Ordered that the order is reversed insofar as appealed from, on the law, the motion of the defendants Louhal Properties, Inc., and L. Halperin's Station, Inc., for summary judgment is granted, and the complaint is dismissed insofar as asserted against them; and it is further,
Ordered that the cross appeal is dismissed as withdrawn; and it is further,
Ordered that the appellants-respondents are awarded one bill of costs payable by the plaintiffs-respondents.
On the night of January 16, 1990, the plaintiff Nazir Ahmad (hereinafter Ahmad) was working at a Getty gasoline station in Richmond Hill, Queens, when he was confronted by an armed robber. When Ahmad informed the robber that he did not have access to the store's safe, the robber shot Ahmad three times, seriously injuring him. The gasoline station where the robbery occurred is owned by Louhal Properties, Inc. (hereinafter Louhal), and leased by Ahmad's employer, Anil Oil, Inc. The plaintiffs subsequently commenced this negligence action contending, inter alia, that the robbery could have been prevented had the defendants properly maintained a lock on the door to the booth where Ahmad was seated when the unidentified perpetrator approached him. Included as defendants to the action were the appellants, L. Halperin's Station, Inc. (hereinafter L. Halperin's Station), which supplied gasoline to the service station, and the out-of-possession property owner, Louhal.

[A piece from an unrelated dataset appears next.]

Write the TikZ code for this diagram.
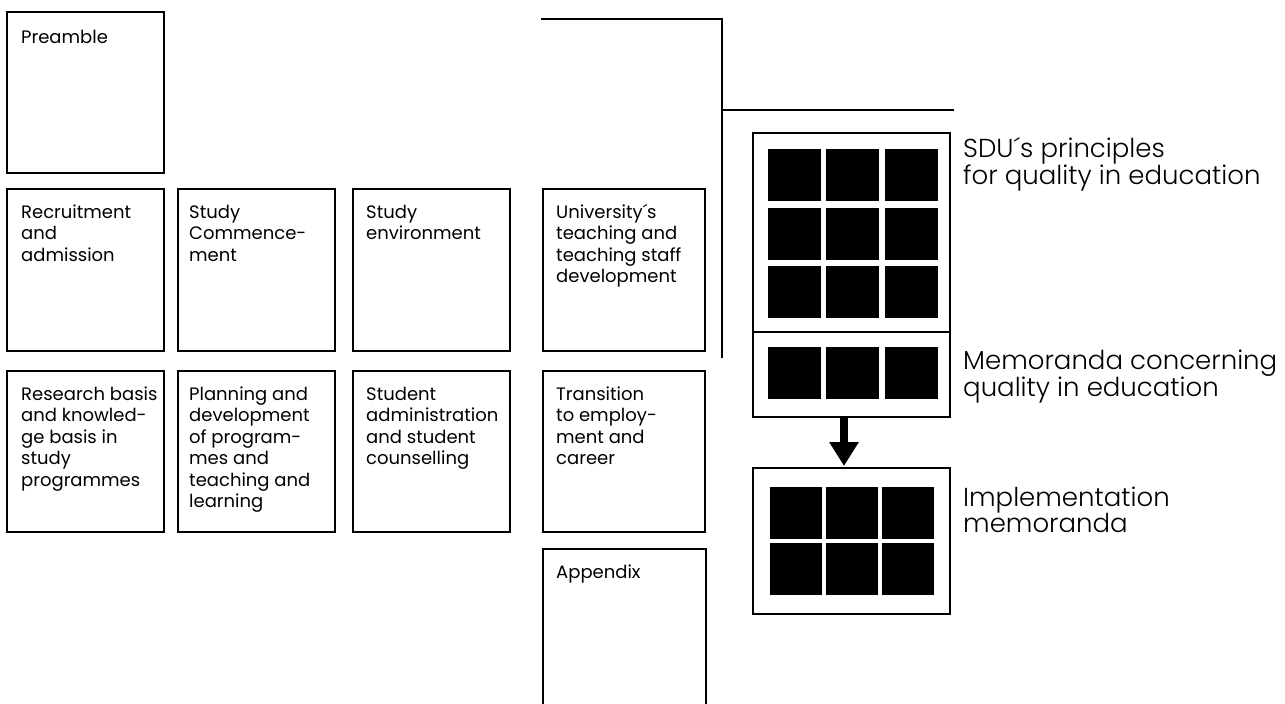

On appeal, L. Halperin's Station contends that the Supreme Court erred in denying summary judgment because the record establishes that it breached no duty of care to the plaintiffs. We agree. L. Halperin's Station submitted proof that its only connection to the service station was pursuant to a retail distribution agreement with Ahmad's employer, Anil Oil, which required L. Halperin's Station to arrange for the delivery of Getty gasoline. The retail agreement expressly preserved the independent status of Anil Oil as the retailer. L. Halperin's Station reserved no rights to maintain, supervise, or control any of the day-to-day operations of the service station. Moreover, the plaintiff failed to offer evidence that L. Halperin's Station had any other connection with the service station from which a duty could arise to exercise reasonable care to maintain the premises in a safe condition to protect the plaintiff from the reasonably foreseeable criminal acts of third persons (see, Nallan v. Helmsley-Spear, Inc., 50 N.Y.2d 507, 519; see also, Iannelli v. Powers, 114 A.D.2d 157). Under these circumstances, L. Halperin's Station is entitled to judgment as a matter of law.
We further find that summary judgment should have been granted to the defendant Louhal. Although an out-of-possession landlord may be subject to liability for injuries caused to an individual on the premises when it is contractually obligated to make repairs or maintain the premises (see, Putnam v. Stout, 38 N.Y.2d 607; Bettis v. County of Nassau, 212 A.D.2d 749), here, the subject lease agreement required the tenant, Anil Oil, to maintain the premises and make all necessary repairs. Furthermore, there is no evidence that Louhal was involved in the daily operations of the service station, or that it retained a sufficient degree of dominion and control over the leased premises to provide a basis for the imposition of liability (see, Kramer v. Ash Clothing, 213 A.D.2d 600, Fresina v. Nebush, 209 A.D.2d 1004; cf., Klein v. Actors Directors Lab, 95 A.D.2d 757). Rosenblatt, J.P., Ritter, Joy and Krausman, JJ., concur.